▸ **RECORD EXCERPTS**:
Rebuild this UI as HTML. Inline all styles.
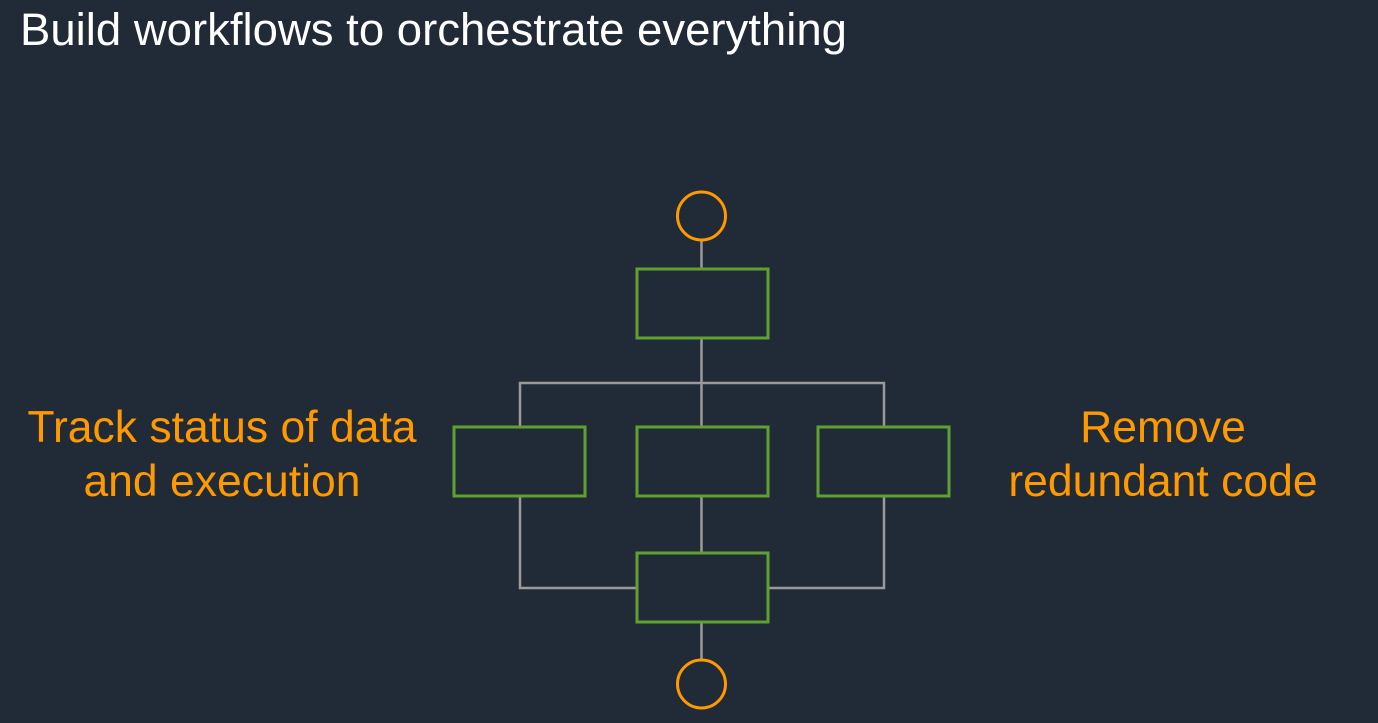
<!DOCTYPE html>
<html><head><style>
html,body{margin:0;padding:0;background:#212a37;width:1378px;height:723px;overflow:hidden}
.t{position:absolute;font-family:"Liberation Sans",sans-serif;white-space:nowrap}
</style></head><body>
<div class="t" style="left:20px;top:4px;font-size:45.5px;color:#fff">Build workflows to orchestrate everything</div>
<div class="t" style="left:0;width:444px;top:401px;font-size:44.5px;color:#ff9900;text-align:center;line-height:54px">Track status of data<br>and execution</div>
<div class="t" style="left:960px;width:406px;top:401px;font-size:44.5px;color:#ff9900;text-align:center;line-height:54px">Remove<br>redundant code</div>
<svg width="1378" height="723" style="position:absolute;left:0;top:0">
<g stroke="#9a9a9a" stroke-width="2.5" fill="none">
<line x1="701.5" y1="240" x2="701.5" y2="269"/>
<line x1="701.5" y1="338" x2="701.5" y2="427"/>
<polyline points="520,427 520,383 884,383 884,427"/>
<polyline points="520,496 520,588 637,588"/>
<polyline points="884,496 884,588 768,588"/>
<line x1="701.5" y1="496" x2="701.5" y2="553"/>
<line x1="701.5" y1="622" x2="701.5" y2="660"/>
</g>
<g stroke="#5ea130" stroke-width="3" fill="none">
<rect x="637" y="269" width="131" height="69"/>
<rect x="454" y="427" width="131" height="69"/>
<rect x="637" y="427" width="131" height="69"/>
<rect x="818" y="427" width="131" height="69"/>
<rect x="637" y="553" width="131" height="69"/>
</g>
<g stroke="#ff9900" stroke-width="3" fill="none">
<circle cx="701.5" cy="216" r="24"/>
<circle cx="701.5" cy="684" r="24"/>
</g>
</svg>
</body></html>
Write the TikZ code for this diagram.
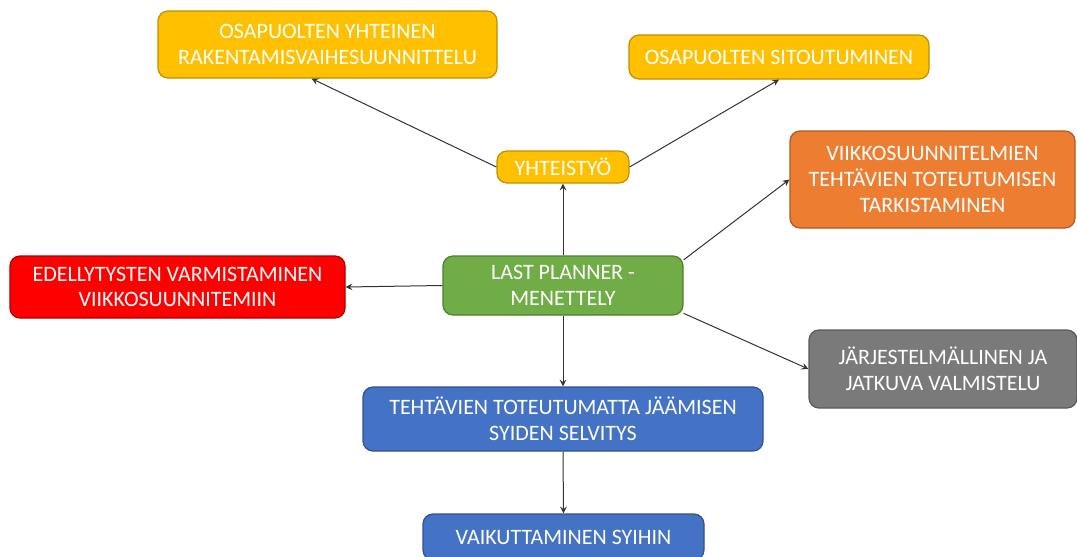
\documentclass[tikz,border=0pt]{standalone}
\usepackage{fontspec}
\setmainfont{Carlito}
\usepackage{xcolor}
\usepackage{tikz}
\usetikzlibrary{positioning, arrows}

\definecolor{gold}{HTML}{FFC000}
\definecolor{golddark}{HTML}{BF9000}
\definecolor{orangebox}{HTML}{ED7D31}
\definecolor{orangedark}{HTML}{AE5A21}
\definecolor{redbox}{HTML}{FF0000}
\definecolor{reddark}{HTML}{B00000}
\definecolor{greenbox}{HTML}{70AD47}
\definecolor{greendark}{HTML}{507E32}
\definecolor{greybox}{HTML}{7A7A7A}
\definecolor{greydark}{HTML}{595959}
\definecolor{bluebox}{HTML}{4472C4}
\definecolor{bluedark}{HTML}{2F528F}

\begin{document}
\begin{tikzpicture}[x=0.5pt, y=-0.5pt,
  box/.style={rectangle, rounded corners=5pt, draw, line width=0.6pt, align=center, text=white, inner sep=0pt, font=\fontsize{11}{12.8}\selectfont},
  yellowbox/.style={box, fill=gold, draw=golddark, text=white},
  arrow/.style={->,>=stealth, line width=0.5pt, draw=black!80}]

  \useasboundingbox (0,0) rectangle (1077,557);

  \node (yhteinen) [yellowbox, minimum width=169.5pt, minimum height=33.5pt] at (327.5,44.5) {OSAPUOLTEN YHTEINEN\\RAKENTAMISVAIHESUUNNITTELU};
  \node (sitoutuminen) [yellowbox, minimum width=150pt, minimum height=22pt] at (779,57) {OSAPUOLTEN SITOUTUMINEN};
  \node (yhteistyo) [yellowbox, minimum width=66pt, minimum height=16pt] at (563,167) {YHTEISTYÖ};
  \node (tarkistus) [box, fill=orangebox, draw=orangedark, minimum width=142.5pt, minimum height=48.5pt] at (932.5,179.5) {VIIKKOSUUNNITELMIEN\\TEHTÄVIEN TOTEUTUMISEN\\TARKISTAMINEN};
  \node (edellytys) [box, fill=redbox, draw=reddark, minimum width=167.5pt, minimum height=31pt] at (177.5,287) {EDELLYTYSTEN VARMISTAMINEN\\VIIKKOSUUNNITEMIIN};
  \node (lastplanner) [box, fill=greenbox, draw=greendark, minimum width=120pt, minimum height=29.5pt] at (563,285.5) {LAST PLANNER -\\MENETTELY};
  \node (valmistelu) [box, fill=greybox, draw=greydark, minimum width=134pt, minimum height=39pt] at (943,369) {JÄRJESTELMÄLLINEN JA\\JATKUVA VALMISTELU};
  \node (syyt) [box, fill=bluebox, draw=bluedark, minimum width=200pt, minimum height=32pt] at (563,419) {TEHTÄVIEN TOTEUTUMATTA JÄÄMISEN\\SYIDEN SELVITYS};
  \node (vaikuttaminen) [box, fill=bluebox, draw=bluedark, minimum width=140.5pt, minimum height=23pt] at (563.5,537) {VAIKUTTAMINEN SYIHIN};

  \draw [arrow] (yhteistyo.west) -- (yhteinen.245);
  \draw [arrow] (yhteistyo.east) -- (sitoutuminen.south);
  \draw [arrow] (lastplanner.north) -- (yhteistyo.south);
  \draw [arrow] (lastplanner.12) -- (tarkistus.west);
  \draw [arrow] (lastplanner.west) -- (edellytys.east);
  \draw [arrow] (lastplanner.-13) -- (valmistelu.west);
  \draw [arrow] (lastplanner.south) -- (syyt.north);
  \draw [arrow] (syyt.south) -- (vaikuttaminen.north);
\end{tikzpicture}
\end{document}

▸ **REQUIRED TASK**: Your task is to copy the entries in full and exactly, without any images.

▸ **OUTPUT FOR THIS EXERCISE**:
Rebuild this UI as HTML. Inline all styles.
<!DOCTYPE html>
<html><head><style>
html,body{margin:0;padding:0;background:#212a37;width:1378px;height:723px;overflow:hidden}
.t{position:absolute;font-family:"Liberation Sans",sans-serif;white-space:nowrap}
</style></head><body>
<div class="t" style="left:20px;top:4px;font-size:45.5px;color:#fff">Build workflows to orchestrate everything</div>
<div class="t" style="left:0;width:444px;top:401px;font-size:44.5px;color:#ff9900;text-align:center;line-height:54px">Track status of data<br>and execution</div>
<div class="t" style="left:960px;width:406px;top:401px;font-size:44.5px;color:#ff9900;text-align:center;line-height:54px">Remove<br>redundant code</div>
<svg width="1378" height="723" style="position:absolute;left:0;top:0">
<g stroke="#9a9a9a" stroke-width="2.5" fill="none">
<line x1="701.5" y1="240" x2="701.5" y2="269"/>
<line x1="701.5" y1="338" x2="701.5" y2="427"/>
<polyline points="520,427 520,383 884,383 884,427"/>
<polyline points="520,496 520,588 637,588"/>
<polyline points="884,496 884,588 768,588"/>
<line x1="701.5" y1="496" x2="701.5" y2="553"/>
<line x1="701.5" y1="622" x2="701.5" y2="660"/>
</g>
<g stroke="#5ea130" stroke-width="3" fill="none">
<rect x="637" y="269" width="131" height="69"/>
<rect x="454" y="427" width="131" height="69"/>
<rect x="637" y="427" width="131" height="69"/>
<rect x="818" y="427" width="131" height="69"/>
<rect x="637" y="553" width="131" height="69"/>
</g>
<g stroke="#ff9900" stroke-width="3" fill="none">
<circle cx="701.5" cy="216" r="24"/>
<circle cx="701.5" cy="684" r="24"/>
</g>
</svg>
</body></html>
Write the TikZ code for this diagram.
\documentclass[tikz,border=0pt]{standalone}
\usepackage{fontspec}
\setmainfont{Carlito}
\usepackage{xcolor}
\usepackage{tikz}
\usetikzlibrary{positioning, arrows}

\definecolor{gold}{HTML}{FFC000}
\definecolor{golddark}{HTML}{BF9000}
\definecolor{orangebox}{HTML}{ED7D31}
\definecolor{orangedark}{HTML}{AE5A21}
\definecolor{redbox}{HTML}{FF0000}
\definecolor{reddark}{HTML}{B00000}
\definecolor{greenbox}{HTML}{70AD47}
\definecolor{greendark}{HTML}{507E32}
\definecolor{greybox}{HTML}{7A7A7A}
\definecolor{greydark}{HTML}{595959}
\definecolor{bluebox}{HTML}{4472C4}
\definecolor{bluedark}{HTML}{2F528F}

\begin{document}
\begin{tikzpicture}[x=0.5pt, y=-0.5pt,
  box/.style={rectangle, rounded corners=5pt, draw, line width=0.6pt, align=center, text=white, inner sep=0pt, font=\fontsize{11}{12.8}\selectfont},
  yellowbox/.style={box, fill=gold, draw=golddark, text=white},
  arrow/.style={->,>=stealth, line width=0.5pt, draw=black!80}]

  \useasboundingbox (0,0) rectangle (1077,557);

  \node (yhteinen) [yellowbox, minimum width=169.5pt, minimum height=33.5pt] at (327.5,44.5) {OSAPUOLTEN YHTEINEN\\RAKENTAMISVAIHESUUNNITTELU};
  \node (sitoutuminen) [yellowbox, minimum width=150pt, minimum height=22pt] at (779,57) {OSAPUOLTEN SITOUTUMINEN};
  \node (yhteistyo) [yellowbox, minimum width=66pt, minimum height=16pt] at (563,167) {YHTEISTYÖ};
  \node (tarkistus) [box, fill=orangebox, draw=orangedark, minimum width=142.5pt, minimum height=48.5pt] at (932.5,179.5) {VIIKKOSUUNNITELMIEN\\TEHTÄVIEN TOTEUTUMISEN\\TARKISTAMINEN};
  \node (edellytys) [box, fill=redbox, draw=reddark, minimum width=167.5pt, minimum height=31pt] at (177.5,287) {EDELLYTYSTEN VARMISTAMINEN\\VIIKKOSUUNNITEMIIN};
  \node (lastplanner) [box, fill=greenbox, draw=greendark, minimum width=120pt, minimum height=29.5pt] at (563,285.5) {LAST PLANNER -\\MENETTELY};
  \node (valmistelu) [box, fill=greybox, draw=greydark, minimum width=134pt, minimum height=39pt] at (943,369) {JÄRJESTELMÄLLINEN JA\\JATKUVA VALMISTELU};
  \node (syyt) [box, fill=bluebox, draw=bluedark, minimum width=200pt, minimum height=32pt] at (563,419) {TEHTÄVIEN TOTEUTUMATTA JÄÄMISEN\\SYIDEN SELVITYS};
  \node (vaikuttaminen) [box, fill=bluebox, draw=bluedark, minimum width=140.5pt, minimum height=23pt] at (563.5,537) {VAIKUTTAMINEN SYIHIN};

  \draw [arrow] (yhteistyo.west) -- (yhteinen.245);
  \draw [arrow] (yhteistyo.east) -- (sitoutuminen.south);
  \draw [arrow] (lastplanner.north) -- (yhteistyo.south);
  \draw [arrow] (lastplanner.12) -- (tarkistus.west);
  \draw [arrow] (lastplanner.west) -- (edellytys.east);
  \draw [arrow] (lastplanner.-13) -- (valmistelu.west);
  \draw [arrow] (lastplanner.south) -- (syyt.north);
  \draw [arrow] (syyt.south) -- (vaikuttaminen.north);
\end{tikzpicture}
\end{document}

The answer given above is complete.